A vida que se transfigura

Não é fácil entender em que consiste a vida. Alimentando-se de sua própria destruição, a sustentação da vida na Natureza se transforma com a contribuição da inteligência humana, atingindo o clímax de sua significação, como algo fundamental a ser preservado, ultrapassando, portanto, os limites de sua autofagia natural. Contudo, diante de suas indiferenças com as individualidades, a vida passa a ser melhor compreendida se a olharmos como um fenômeno abrangente e intrínseco à própria natureza do Universo, transcendendo seus limites pessoais, locais ou temporais.

Pois a vida, como nós a experimentamos, é esta manifestação que temos de senti-la compartilhada entre muitas espécies, um processo potencial de autoconsciência. Contudo, as carências biológicas da vida nos incitam a uma reflexão sobre tudo que significa estarmos vivos, acolhendo-a como algo inerente a completar o ímpeto criador do Espírito. Assim, nossa vida pessoal passa a ser pouco importante, uma presença aleatória em nós de algo que nos ultrapassa.

Por paradoxo, como declarou STEVE JOBS, o criador dos iPods, a morte é a maior invenção da vida. Não obstante, o que os cientistas têm verificado é que o Universo, desde as suas micropartículas, é um cosmos disperso, dotado de vida, movimento e dinâmica de ação, o que reflete sua natureza transformadora, antecipando suas potencialidades para criar vida biológica. Dessa forma, temos de ampliar o conceito de vida, que pode ser consciente ou inconsciente, virtual ou potencial, como ocorre no microcosmo, nas plantas e também conosco, seres humanos.

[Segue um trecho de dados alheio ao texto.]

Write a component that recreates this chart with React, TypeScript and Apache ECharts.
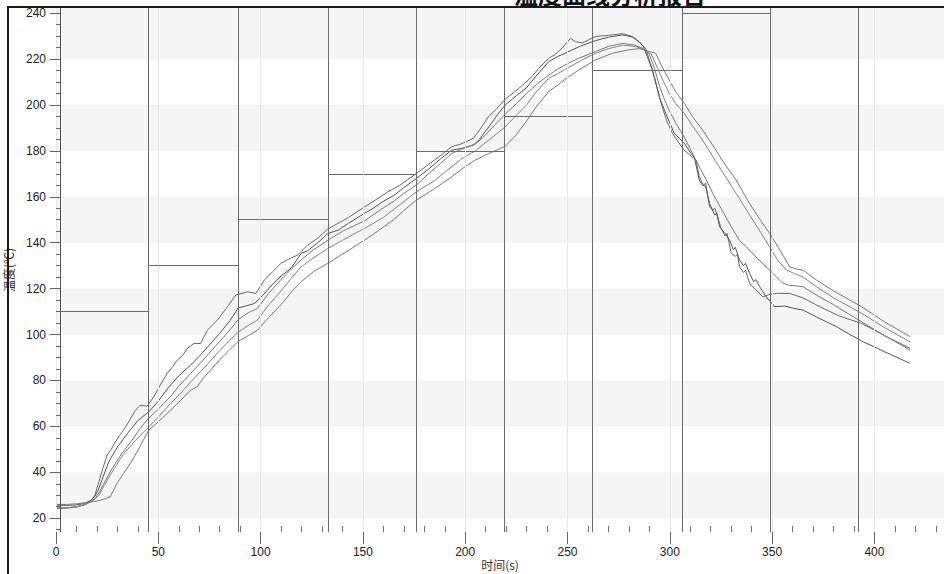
import React, { useEffect, useRef } from "react";
import * as echarts from "echarts";

const zoneEdges = [0, 45, 89, 133, 176, 219, 262, 306, 349, 392];
const setpoints = [110, 130, 150, 170, 180, 195, 215, 240];
const yTicks = [20, 40, 60, 80, 100, 120, 140, 160, 180, 200, 220, 240];
const yMinorTicks = [15, 20, 25, 30, 35, 40, 45, 50, 55, 60, 65, 70, 75, 80, 85, 90, 95, 100, 105, 110, 115, 120, 125, 130, 135, 140, 145, 150, 155, 160, 165, 170, 175, 180, 185, 190, 195, 200, 205, 210, 215, 220, 225, 230, 235, 240];
const xMinorTicks = [10, 20, 30, 40, 60, 70, 80, 90, 110, 120, 130, 140, 160, 170, 180, 190, 210, 220, 230, 240, 260, 270, 280, 290, 310, 320, 330, 340, 360, 370, 380, 390, 410, 420, 430];
const grayBands = [[20, 40], [60, 80], [100, 120], [140, 160], [180, 200], [220, 242.2]];

const curveA = [[0,24.4],[5,24.5],[10,25],[14,26],[17,27.5],[19,30],[21,36],[23,42],[25,47.5],[27,50],[29,53.2],[31,56],[33,58.3],[36,62.7],[38.8,67],[41.2,69.2],[44.5,68.8],[47.8,72.9],[51,78],[54.3,83],[57,86],[59.2,88.8],[62,91],[64.1,93.9],[67.4,96.1],[70.7,96.1],[74,101.9],[78.9,106.3],[83.8,112.1],[87.9,117.2],[93.6,118.6],[97.7,117.9],[101.8,123.7],[106,127.5],[109.9,131],[114,133],[118.1,134.6],[123,139],[128,142],[132.9,146],[138,148.5],[143,151],[150.8,155.6],[156,158.5],[162,162],[168,165],[176.2,170.2],[182,174],[188,178],[193.4,181.8],[198,183],[204,185.4],[207,189],[211.4,194.9],[215,198],[219.6,202.5],[226,207],[232.6,212.3],[236,216],[240.8,220.3],[244,222],[247.4,224.7],[251.4,229],[254,227.5],[257.2,227],[263.7,229.8],[270,230.3],[276.8,231],[281.7,229.8],[285,227.5],[288.3,224.4],[290.5,218],[292.4,212.3],[296,200],[298.5,193],[301.3,187.6],[304,184],[307,180.3],[310,178],[312.8,176],[314.4,168.7],[316.5,165],[317.5,166],[319.4,155.6],[321,154],[322,155],[325.1,146.2],[327,143],[328,144],[330,135.3],[332,134],[333,135],[334.1,129.5],[336,127],[337,128],[339,122.3],[342,119.5],[345.5,116.4],[349,117.5],[352,117.9],[358.6,117.9],[365,116],[373.3,112.1],[383,108],[393.8,104.8],[405,99.5],[417.5,93.9]];
const curveB = [[0,25.7],[5,25.6],[10,25.8],[14,26.5],[17,27.8],[19,29.5],[21,33],[23,38],[26,45],[30,51],[35,57],[40,62.5],[45.3,66.3],[50,71],[55,77],[60,82],[65.8,86.7],[70,90.5],[75,95.5],[80,100.5],[85,106],[89,111.5],[93,112.5],[97,113.5],[101,117],[106,122],[110,125.5],[115,129],[119.8,135.3],[123,136.5],[128,140],[132.9,144],[138,145.5],[143,148.5],[150.8,152.8],[155,155],[160,158],[165,160.5],[170,164],[176.2,168],[182,172],[188,176.5],[193.4,180.3],[198,181],[204,182.5],[207,185],[212,191],[216,196],[219.6,200],[225,204],[230,207.5],[235,213],[240.8,218.8],[245,221],[250,223],[256,225.5],[263.7,228],[270,229.5],[277,230.5],[282,229.5],[285,227.5],[287,225.5],[289,221],[291.5,215.2],[294.8,203.6],[298,196.3],[302.2,187.6],[307.1,183.3],[310.3,178.9],[312,177],[314.4,167.3],[316,165],[317.5,164.5],[319.4,157.1],[322,152],[323,153],[324.3,146.9],[327,144],[329.2,141.1],[331,137],[332,138],[334.1,132.4],[336,130],[337,131],[339,126.6],[341,123],[342,124],[343.9,120.8],[347.1,116.4],[351.3,112.1],[356.2,112.4],[360,111.5],[365.2,110.6],[372,107.5],[381.5,103.4],[388,100],[394.6,96.8],[405,92.5],[417.5,87.4]];
const curveC = [[0,24.3],[5,24.4],[10,24.8],[14,25.8],[17,27.2],[19,28.5],[21,31],[23,34.5],[27,41],[32,48],[38,55],[41,59],[45.3,63.6],[50,67.5],[56,73],[60,77.5],[65.8,83],[72,89],[80,97],[85,102],[89,106.5],[94,109.5],[98.5,111.4],[104,118],[110,124],[115,128.5],[119.8,132.5],[126,137],[132.9,141.1],[140,145],[150.8,149.5],[158,154],[165,158],[170,161.5],[176.2,165.1],[182,170],[188,174.5],[193.4,178.9],[199,181],[205,183],[209,186],[212,189],[219.6,196],[225,200.5],[230,205],[235,209],[240.8,213],[245,215.5],[250,218],[256,220.5],[263.7,223.2],[270,225.5],[277,226.8],[283,226],[287,224.5],[290,222],[292.5,216],[295,208],[297.5,202],[300,197],[303,192],[307,186],[311,179],[315,172],[318,167],[321,161.5],[325,155],[330,147],[334,141],[337.3,138.2],[343,133],[350.4,126.6],[355,122.5],[358,121.5],[365.2,120.8],[372,117],[380,113],[393.8,105.5],[405,99.5],[417.5,93.2]];
const curveD = [[0,24.5],[5,24.5],[10,25],[14,25.9],[17,27.1],[19,28.2],[21,30],[24,35],[28,41],[33,48],[39,54],[45.3,59.8],[50,64],[56,70],[62,75.5],[65.8,79.4],[72,85],[80,93],[85,97.5],[89,101],[94,104],[98.5,106.3],[104,113],[110,119],[115,124.5],[119.8,129.5],[126,133.5],[132.9,137.5],[140,141],[145,143.5],[150.8,146.2],[160,151],[168,156.5],[176.2,162.2],[185,167],[193.4,173.1],[199,177],[205,180],[212,185],[219.6,190.5],[225,195.5],[230,200],[235,206],[240.8,211.6],[245,213.5],[250,216],[257,219.5],[263.7,222.5],[270,224.5],[277,226],[283,225.5],[288,224],[291,222],[294,216],[297,210],[299.7,205],[303,200.5],[307.1,196.3],[311,191],[316,184.7],[322,176],[327,169],[332.4,161.5],[338,153.5],[343,146.5],[348.8,138.2],[353,132],[357,128.1],[361,126.5],[365.2,125],[371.7,120.8],[380,116],[393.8,109.2],[405,103],[417.5,96.8]];
const curveE = [[0,26],[5,26],[10,26.3],[15,26.8],[19,27.3],[21.6,27.8],[24,28.5],[26.5,29.3],[28,32],[29.8,35.1],[33,39.5],[36.3,43.8],[40,49.5],[45.3,58.3],[50,62],[54.3,65.6],[60,70.5],[65.8,75.8],[69,77.2],[72,81],[80,89],[85,93.5],[89,97],[94,99.5],[98.5,101.9],[104,107.5],[110,113],[115,118.5],[119.8,123],[126,127.5],[132.9,131],[140,135],[145,137.8],[150.8,141.1],[158,145.5],[165,150],[170,154],[176.2,158.6],[185,163.5],[193.4,168.7],[199,172.5],[205,176],[212,179],[219.6,182],[225,187],[230,193],[235,199.5],[240.8,205.8],[245,208.5],[250,212],[257,216],[263.7,219.6],[272,222.5],[280,224],[285,224.5],[289,223.5],[293.1,222.5],[296,217],[299.7,210.8],[303,205.5],[307.1,200.7],[311,195],[316,189.1],[322,181],[327,174],[332.4,167.3],[338,158.5],[343,151.5],[348.8,144],[353,138],[358.6,129.5],[362,128.5],[365.2,128],[371.7,123.7],[380,119],[393.8,112.1],[405,105.5],[417.5,99]];

const curves = [
  { name: "A", data: curveA, color: "#6a6a6a" },
  { name: "B", data: curveB, color: "#555555" },
  { name: "C", data: curveC, color: "#7a7a7a" },
  { name: "D", data: curveD, color: "#858585" },
  { name: "E", data: curveE, color: "#7c7c7c" },
];

const X_MAX = 434;
const Y_MIN = 14;
const Y_MAX = 242.2;

export default function App() {
  const ref = useRef<HTMLDivElement>(null);
  useEffect(() => {
    document.body.style.margin = "0";
    const chart = echarts.init(ref.current!, undefined, { renderer: "svg" });
    const labelFont = "Liberation Sans";
    const option: any = {
      animation: false,
      backgroundColor: "#ffffff",
      grid: { left: 56, right: 0, top: 8, bottom: 42, containLabel: false, outerBoundsMode: "none" },
      xAxis: [
        {
          type: "value",
          min: 0,
          max: X_MAX,
          interval: 50,
          position: "bottom",
          z: 10,
          name: "时间(s)",
          nameLocation: "middle",
          nameGap: 26,
          nameMoveOverlap: false,
          nameTextStyle: { fontSize: 12, color: "#333", fontFamily: "Noto Sans CJK SC" },
          axisLine: { show: false, onZero: false },
          axisTick: { show: true, length: 12, lineStyle: { color: "#666" } },
          axisLabel: { showMaxLabel: false, margin: 14, fontSize: 12, color: "#222", fontFamily: labelFont },
          splitLine: { show: true, lineStyle: { color: "#e8e8e8", width: 1 } },
        },
        {
          type: "value",
          min: 0,
          max: X_MAX,
          position: "bottom",
          z: 10,
          axisLine: { show: false, onZero: false },
          axisLabel: { show: false },
          splitLine: { show: false },
          axisTick: { show: true, inside: true, length: 6, customValues: xMinorTicks, lineStyle: { color: "#777" } },
        },
      ],
      yAxis: [
        {
          type: "value",
          min: Y_MIN,
          max: Y_MAX,
          position: "left",
          offset: -4,
          z: 10,
          name: "温度(℃)",
          nameLocation: "middle",
          nameGap: 46,
          nameMoveOverlap: false,
          nameTextStyle: { fontSize: 12, color: "#333", fontFamily: "Noto Sans CJK SC" },
          axisLine: { show: true, onZero: false, lineStyle: { color: "#555", width: 1 } },
          axisTick: { show: true, length: 10, customValues: yTicks, lineStyle: { color: "#666" } },
          axisLabel: { customValues: yTicks, margin: 14, fontSize: 12, color: "#222", fontFamily: labelFont },
          splitLine: { show: false },
        },
        {
          type: "value",
          min: Y_MIN,
          max: Y_MAX,
          position: "left",
          offset: -4,
          z: 10,
          axisLine: { show: false, onZero: false },
          axisLabel: { show: false },
          splitLine: { show: false },
          axisTick: { show: true, length: 4, customValues: yMinorTicks, lineStyle: { color: "#666" } },
        },
      ],
      graphic: [
        {
          type: "text",
          x: 610,
          y: 5,
          z: 100,
          style: {
            text: "温度曲线分析报告",
            font: 'bold 24px "Noto Sans CJK SC"',
            fill: "#111",
            align: "center",
            verticalAlign: "bottom",
            textAlign: "center",
            textVerticalAlign: "bottom",
          },
        },
        {
          type: "rect",
          z: 100,
          shape: { x: 8, y: 7, width: 1000, height: 700 },
          style: { fill: "none", stroke: "#1a1a1a", lineWidth: 2 },
        },
      ],
      series: [
        {
          type: "line",
          name: "zones",
          z: 1,
          data: [],
          silent: true,
          markArea: {
            silent: true,
            itemStyle: { color: "#f5f5f5" },
            data: grayBands.map(([a, b]) => [{ yAxis: a }, { yAxis: b }]),
          },
          markLine: {
            silent: true,
            symbol: "none",
            label: { show: false },
            lineStyle: { color: "#6a6a6a", width: 1, type: "solid" },
            data: zoneEdges.slice(1).map((x) => ({ xAxis: x })),
          },
        },
        {
          type: "line",
          name: "setpoints",
          z: 2,
          data: [],
          silent: true,
          markLine: {
            silent: true,
            symbol: "none",
            label: { show: false },
            lineStyle: { color: "#6a6a6a", width: 1.2, type: "solid" },
            data: setpoints.map((v, i) => [
              { coord: [zoneEdges[i], v] },
              { coord: [zoneEdges[i + 1], v] },
            ]),
          },
        },
        ...curves.map((c) => ({
          type: "line",
          name: c.name,
          z: 3,
          data: c.data,
          showSymbol: false,
          symbol: "none",
          smooth: false,
          lineStyle: { color: c.color, width: 1 },
        })),
      ],
    };
    chart.setOption(option);
    return () => chart.dispose();
  }, []);
  return <div ref={ref} style={{ width: 944, height: 574 }} />;
}
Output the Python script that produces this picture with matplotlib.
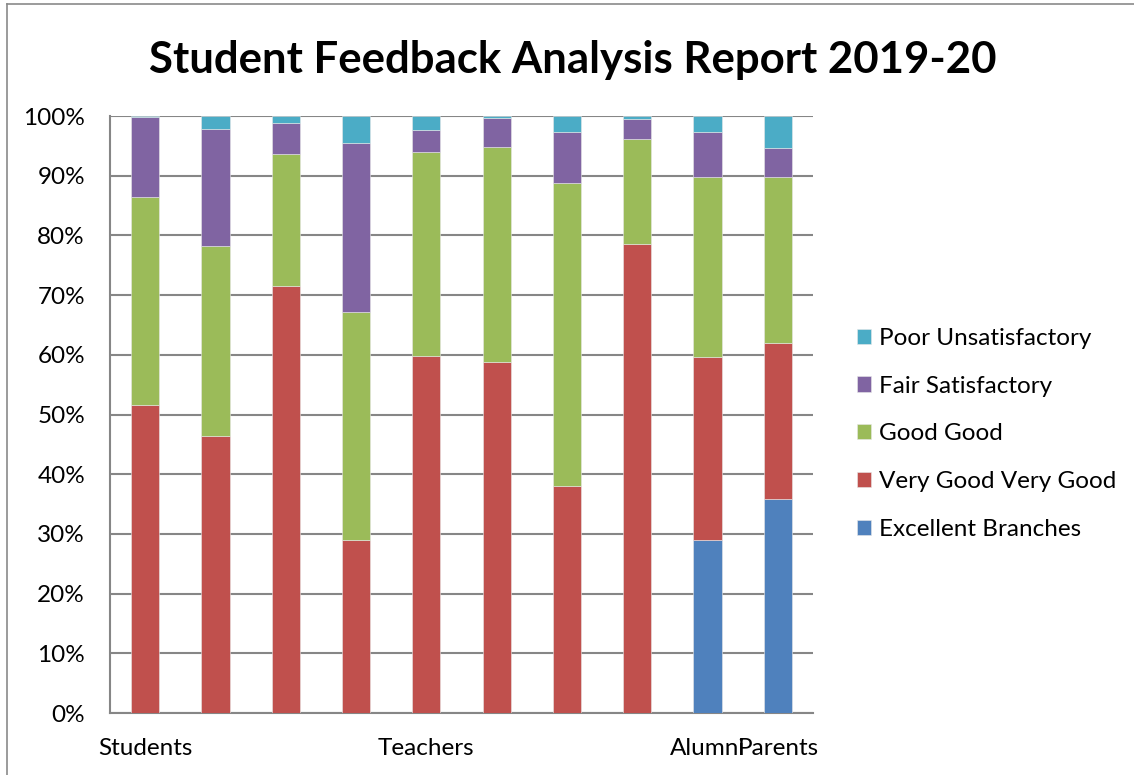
import matplotlib
matplotlib.use("Agg")
import matplotlib.pyplot as plt
from matplotlib.lines import Line2D
import numpy as np

categories = ['Students', '', '', '', 'Teachers', '', '', '', 'Alumni', 'Parents']
series_names = ['Excellent Branches', 'Very Good Very Good', 'Good Good',
                'Fair Satisfactory', 'Poor Unsatisfactory']
excellent = [0, 0, 0, 0, 0, 0, 0, 0, 28.9, 35.8]
very_good = [51.6, 46.4, 71.6, 28.9, 59.8, 58.8, 38.1, 78.6, 30.7, 26.2]
good = [34.8, 31.9, 22.1, 38.3, 34.2, 36.0, 50.7, 17.5, 30.1, 27.7]
fair = [13.4, 19.5, 5.2, 28.3, 3.7, 4.9, 8.6, 3.4, 7.7, 5.0]
poor = [0.2, 2.2, 1.1, 4.5, 2.3, 0.3, 2.6, 0.5, 2.6, 5.3]
colors = ['#4F81BD', '#C0504D', '#9BBB59', '#8064A2', '#4BACC6']

plt.rcParams['font.family'] = ['Lato', 'DejaVu Sans']

fig = plt.figure(figsize=(11.34, 7.75), dpi=100)
W, H = 1134, 775
ax = fig.add_axes([110 / W, (H - 713) / H, (813 - 110) / W, (713 - 116) / H])

x = np.arange(len(categories))
data = [excellent, very_good, good, fair, poor]
bottom = np.zeros(len(categories))
handles = []
for vals, c, name in zip(data, colors, series_names):
    v = np.array(vals, dtype=float)
    b = ax.bar(x, v, 0.4, bottom=bottom, color=c, label=name,
               edgecolor='#e8e8e8', linewidth=0.4, zorder=3)
    bottom += v
    handles.append(b)

fs = 17.5
ax.set_xlim(-0.5, len(categories) - 0.5)
ax.set_ylim(0, 100)
ax.set_yticks(np.arange(0, 101, 10))
ax.set_yticklabels([f'{t}%' for t in range(0, 101, 10)], fontsize=fs)
ax.set_xticks(x)
ax.set_xticklabels(categories, fontsize=fs)
ax.tick_params(axis='both', length=0)
ax.tick_params(axis='y', pad=18)
ax.tick_params(axis='x', pad=18)
ax.yaxis.grid(True, color='#868686', linewidth=1.5, zorder=0)
for s in ['top', 'right']:
    ax.spines[s].set_visible(False)
for s in ['left', 'bottom']:
    ax.spines[s].set_color('#868686')
    ax.spines[s].set_linewidth(1.5)

leg = fig.legend(handles[::-1], series_names[::-1], loc='upper left',
                 bbox_to_anchor=(835 / W, 1 - 306 / H), frameon=False,
                 fontsize=fs, handlelength=0.6, handleheight=0.6,
                 handletextpad=0.3, labelspacing=1.1)

fig.text(0.5055, 1 - 60 / H, 'Student Feedback Analysis Report 2019-20',
         ha='center', va='center', fontsize=31.5, fontweight='bold')

# chart-area border
fig.add_artist(Line2D([7 / W, 1.0], [1 - 4 / H, 1 - 4 / H], color='#8a8a8a', linewidth=1.2))
fig.add_artist(Line2D([7 / W, 7 / W], [0, 1 - 4 / H], color='#8a8a8a', linewidth=1.2))

fig.savefig('out.png', dpi=100)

Assim, precisamos aprender a olhar todas as coisas como seres em processo contínuo de viver, por conterem em si as possibilidades de suas próprias transformações. Pois, segundo TEILHARD DE CHARDIN, a evolução do Universo se processa na procura de alcançar a noosfera, mundo do espírito, cujo ápice é a vida identificada com a consciência.

Porém, será só através de uma fé espiritualizada que poderemos compreender o verdadeiro sentido da vida, como na transfiguração de Cristo em companhia de Moisés e Elias, no monte Tabor (Mc 9, 2-10). Ora, esta passagem nos mostra que nossos antepassados estão vivos, mas com suas naturezas transformadas, como ocorreu com o próprio Cristo, no momento de Sua ressurreição.

Importa compreender, portanto, que nascer e morrer são apenas momentos de uma graça que nos escapa, e o fato de estarmos vivos é algo a ser considerado importante demais para ser desperdiçado. Dessa forma, valorizar a vida é fazê-la instrumento de nosso engrandecimento pessoal e colocá-la a serviço de nossos semelhantes. A vida, assim, passa a ser digna de merecer a imortalidade, pois esta sua manifestação temporária é apenas aparente, cabendo a nós ultrapassar a impressão das aparências, fonte de nossas confusões sobre o que realmente significa viver e morrer.

Isto é o que pensou PLATÃO, quando nos afirma que a essência de nossa vida são nossas ideias, espirituais, abstratas e eternas em suas formas. Assim, olhar a vida como superior a seu fim é transcendê-la em suas carências, imitando o propósito de Cristo quando afirmou: ‘Eu vim para que todos tenham vida, e a tenham em abundância (Jo, 10,10).